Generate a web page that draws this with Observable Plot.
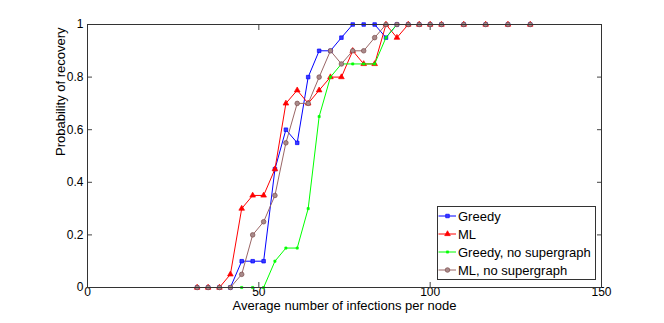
<!DOCTYPE html>
<html>
<head>
<meta charset="utf-8">
<script src="https://cdn.jsdelivr.net/npm/d3@7"></script>
<script src="https://cdn.jsdelivr.net/npm/@observablehq/plot@0.6"></script>
<style>
  html, body { margin: 0; padding: 0; background: #fff; }
  #wrap { position: relative; width: 664px; height: 323px; font-family: "Liberation Sans", Arial, sans-serif; }
  #legend { position: absolute; left: 437px; top: 206px; width: 157px; height: 72px; border: 1px solid #333; background: #fff; }
  .row { height: 18px; display: flex; align-items: center; font-size: 13px; color: #000; white-space: nowrap; }
  .row svg { display: block; margin-right: 1px; }
</style>
</head>
<body>
<div id="wrap"></div>
<script>
// x values (average number of infections per node)
const xs = [32.0, 35.2, 38.5, 41.7, 45.0, 48.2, 51.4, 54.7, 57.9, 61.2, 64.4, 67.6, 70.9, 74.1, 77.4, 80.6, 83.8, 87.1, 90.3, 93.6, 96.8, 100.0, 103.3, 109.8, 116.2, 122.7, 129.2];
const greedy =        [0, 0, 0, 0, 0.10, 0.10, 0.10, 0.45, 0.60, 0.55, 0.80, 0.90, 0.90, 0.95, 1, 1, 1, 0.95, 1, 1, 1, 1, 1, 1, 1, 1, 1];
const ml =            [0, 0, 0, 0.05, 0.30, 0.35, 0.35, 0.45, 0.70, 0.75, 0.70, 0.75, 0.80, 0.80, 0.90, 0.85, 0.85, 1, 0.95, 1, 1, 1, 1, 1, 1, 1, 1];
const greedyNoSuper = [0, 0, 0, 0, 0, 0, 0, 0.10, 0.15, 0.15, 0.30, 0.65, 0.80, 0.85, 0.85, 0.85, 0.85, 0.95, 1, 1, 1, 1, 1, 1, 1, 1, 1];
const mlNoSuper =     [0, 0, 0, 0, 0.05, 0.20, 0.25, 0.35, 0.55, 0.70, 0.70, 0.80, 0.90, 0.85, 0.90, 0.90, 0.95, 1, 1, 1, 1, 1, 1, 1, 1, 1, 1];

const seriesNames = ["Greedy", "ML", "Greedy, no supergraph", "ML, no supergraph"];
const xTicks = [0, 50, 100, 150];
const yTicks = [0, 0.2, 0.4, 0.6, 0.8, 1];
const xLabel = "Average number of infections per node";
const yLabel = "Probability of recovery";

const styles = [
  {line: "#0000ff", symbol: "square", r: 2.0, fill: "#3a3aff", stroke: "#0000ff"},
  {line: "#ff0000", symbol: "triangle", r: 2.1, fill: "#ff0000", stroke: "#ff0000"},
  {line: "#00ff00", symbol: "square", r: 1.2, fill: "#00ff00", stroke: "#00ff00"},
  {line: "#9a6666", symbol: "circle", r: 2.3, fill: "#a88a8a", stroke: "#7d4c4c"}
];
const allValues = [greedy, ml, greedyNoSuper, mlNoSuper];

const seriesMarks = allValues.flatMap((vals, i) => {
  const rows = xs.map((x, j) => ({x, y: vals[j]}));
  const s = styles[i];
  return [
    Plot.line(rows, {x: "x", y: "y", stroke: s.line, strokeWidth: 1}),
    Plot.dot(rows, {x: "x", y: "y", symbol: s.symbol, r: s.r, fill: s.fill, stroke: s.stroke, strokeWidth: 0.7})
  ];
});

const chart = Plot.plot({
  width: 664,
  height: 323,
  marginLeft: 87,
  marginRight: 63,
  marginTop: 24,
  marginBottom: 36,
  style: {fontFamily: "'Liberation Sans', Arial, sans-serif", fontSize: "12px", color: "#000", background: "#fff", overflow: "visible"},
  x: {domain: [0, 150]},
  y: {domain: [0, 1]},
  marks: [
    Plot.axisX({anchor: "bottom", ticks: xTicks, tickSize: -5, tickPadding: 5, tickFormat: d => String(d), label: null, stroke: "#444"}),
    Plot.axisX({anchor: "top", ticks: xTicks, tickSize: -5, tickFormat: () => "", label: null, stroke: "#444"}),
    Plot.axisY({anchor: "left", ticks: yTicks, tickSize: -5, tickPadding: 9, tickFormat: d => String(d), label: null, stroke: "#444"}),
    Plot.axisY({anchor: "right", ticks: yTicks, tickSize: -5, tickFormat: () => "", label: null, stroke: "#444"}),
    ...seriesMarks,
    Plot.frame({stroke: "#333"}),
    Plot.text([xLabel], {frameAnchor: "bottom", dy: 22, text: d => d, fontSize: 13, fill: "#000"}),
    Plot.text([yLabel], {frameAnchor: "left", dx: -27, rotate: -90, text: d => d, fontSize: 13, fill: "#000"})
  ]
});

const wrap = document.getElementById("wrap");
wrap.appendChild(chart);

// legend
const legend = document.createElement("div");
legend.id = "legend";
seriesNames.forEach((name, i) => {
  const s = styles[i];
  const row = document.createElement("div");
  row.className = "row";
  const svg = d3.create("svg").attr("width", 19).attr("height", 18);
  svg.append("line").attr("x1", 0.5).attr("x2", 18).attr("y1", 9).attr("y2", 9).attr("stroke", s.line).attr("stroke-width", 1);
  const size = Math.PI * s.r * s.r;
  const sym = {square: d3.symbolSquare, triangle: d3.symbolTriangle, circle: d3.symbolCircle}[s.symbol];
  svg.append("path").attr("d", d3.symbol(sym, size)()).attr("transform", "translate(9.5,9)")
    .attr("fill", s.fill).attr("stroke", s.stroke).attr("stroke-width", 0.7);
  row.appendChild(svg.node());
  const span = document.createElement("span");
  span.textContent = name;
  row.appendChild(span);
  legend.appendChild(row);
});
wrap.appendChild(legend);
</script>
</body>
</html>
──────────
## GOAL:
Every line should be retyped exactly, with the pictures omitted.

## REPLY:
Generate a web page that draws this with Observable Plot.
<!DOCTYPE html>
<html>
<head>
<meta charset="utf-8">
<script src="https://cdn.jsdelivr.net/npm/d3@7"></script>
<script src="https://cdn.jsdelivr.net/npm/@observablehq/plot@0.6"></script>
<style>
  html, body { margin: 0; padding: 0; background: #fff; }
  #wrap { position: relative; width: 664px; height: 323px; font-family: "Liberation Sans", Arial, sans-serif; }
  #legend { position: absolute; left: 437px; top: 206px; width: 157px; height: 72px; border: 1px solid #333; background: #fff; }
  .row { height: 18px; display: flex; align-items: center; font-size: 13px; color: #000; white-space: nowrap; }
  .row svg { display: block; margin-right: 1px; }
</style>
</head>
<body>
<div id="wrap"></div>
<script>
// x values (average number of infections per node)
const xs = [32.0, 35.2, 38.5, 41.7, 45.0, 48.2, 51.4, 54.7, 57.9, 61.2, 64.4, 67.6, 70.9, 74.1, 77.4, 80.6, 83.8, 87.1, 90.3, 93.6, 96.8, 100.0, 103.3, 109.8, 116.2, 122.7, 129.2];
const greedy =        [0, 0, 0, 0, 0.10, 0.10, 0.10, 0.45, 0.60, 0.55, 0.80, 0.90, 0.90, 0.95, 1, 1, 1, 0.95, 1, 1, 1, 1, 1, 1, 1, 1, 1];
const ml =            [0, 0, 0, 0.05, 0.30, 0.35, 0.35, 0.45, 0.70, 0.75, 0.70, 0.75, 0.80, 0.80, 0.90, 0.85, 0.85, 1, 0.95, 1, 1, 1, 1, 1, 1, 1, 1];
const greedyNoSuper = [0, 0, 0, 0, 0, 0, 0, 0.10, 0.15, 0.15, 0.30, 0.65, 0.80, 0.85, 0.85, 0.85, 0.85, 0.95, 1, 1, 1, 1, 1, 1, 1, 1, 1];
const mlNoSuper =     [0, 0, 0, 0, 0.05, 0.20, 0.25, 0.35, 0.55, 0.70, 0.70, 0.80, 0.90, 0.85, 0.90, 0.90, 0.95, 1, 1, 1, 1, 1, 1, 1, 1, 1, 1];

const seriesNames = ["Greedy", "ML", "Greedy, no supergraph", "ML, no supergraph"];
const xTicks = [0, 50, 100, 150];
const yTicks = [0, 0.2, 0.4, 0.6, 0.8, 1];
const xLabel = "Average number of infections per node";
const yLabel = "Probability of recovery";

const styles = [
  {line: "#0000ff", symbol: "square", r: 2.0, fill: "#3a3aff", stroke: "#0000ff"},
  {line: "#ff0000", symbol: "triangle", r: 2.1, fill: "#ff0000", stroke: "#ff0000"},
  {line: "#00ff00", symbol: "square", r: 1.2, fill: "#00ff00", stroke: "#00ff00"},
  {line: "#9a6666", symbol: "circle", r: 2.3, fill: "#a88a8a", stroke: "#7d4c4c"}
];
const allValues = [greedy, ml, greedyNoSuper, mlNoSuper];

const seriesMarks = allValues.flatMap((vals, i) => {
  const rows = xs.map((x, j) => ({x, y: vals[j]}));
  const s = styles[i];
  return [
    Plot.line(rows, {x: "x", y: "y", stroke: s.line, strokeWidth: 1}),
    Plot.dot(rows, {x: "x", y: "y", symbol: s.symbol, r: s.r, fill: s.fill, stroke: s.stroke, strokeWidth: 0.7})
  ];
});

const chart = Plot.plot({
  width: 664,
  height: 323,
  marginLeft: 87,
  marginRight: 63,
  marginTop: 24,
  marginBottom: 36,
  style: {fontFamily: "'Liberation Sans', Arial, sans-serif", fontSize: "12px", color: "#000", background: "#fff", overflow: "visible"},
  x: {domain: [0, 150]},
  y: {domain: [0, 1]},
  marks: [
    Plot.axisX({anchor: "bottom", ticks: xTicks, tickSize: -5, tickPadding: 5, tickFormat: d => String(d), label: null, stroke: "#444"}),
    Plot.axisX({anchor: "top", ticks: xTicks, tickSize: -5, tickFormat: () => "", label: null, stroke: "#444"}),
    Plot.axisY({anchor: "left", ticks: yTicks, tickSize: -5, tickPadding: 9, tickFormat: d => String(d), label: null, stroke: "#444"}),
    Plot.axisY({anchor: "right", ticks: yTicks, tickSize: -5, tickFormat: () => "", label: null, stroke: "#444"}),
    ...seriesMarks,
    Plot.frame({stroke: "#333"}),
    Plot.text([xLabel], {frameAnchor: "bottom", dy: 22, text: d => d, fontSize: 13, fill: "#000"}),
    Plot.text([yLabel], {frameAnchor: "left", dx: -27, rotate: -90, text: d => d, fontSize: 13, fill: "#000"})
  ]
});

const wrap = document.getElementById("wrap");
wrap.appendChild(chart);

// legend
const legend = document.createElement("div");
legend.id = "legend";
seriesNames.forEach((name, i) => {
  const s = styles[i];
  const row = document.createElement("div");
  row.className = "row";
  const svg = d3.create("svg").attr("width", 19).attr("height", 18);
  svg.append("line").attr("x1", 0.5).attr("x2", 18).attr("y1", 9).attr("y2", 9).attr("stroke", s.line).attr("stroke-width", 1);
  const size = Math.PI * s.r * s.r;
  const sym = {square: d3.symbolSquare, triangle: d3.symbolTriangle, circle: d3.symbolCircle}[s.symbol];
  svg.append("path").attr("d", d3.symbol(sym, size)()).attr("transform", "translate(9.5,9)")
    .attr("fill", s.fill).attr("stroke", s.stroke).attr("stroke-width", 0.7);
  row.appendChild(svg.node());
  const span = document.createElement("span");
  span.textContent = name;
  row.appendChild(span);
  legend.appendChild(row);
});
wrap.appendChild(legend);
</script>
</body>
</html>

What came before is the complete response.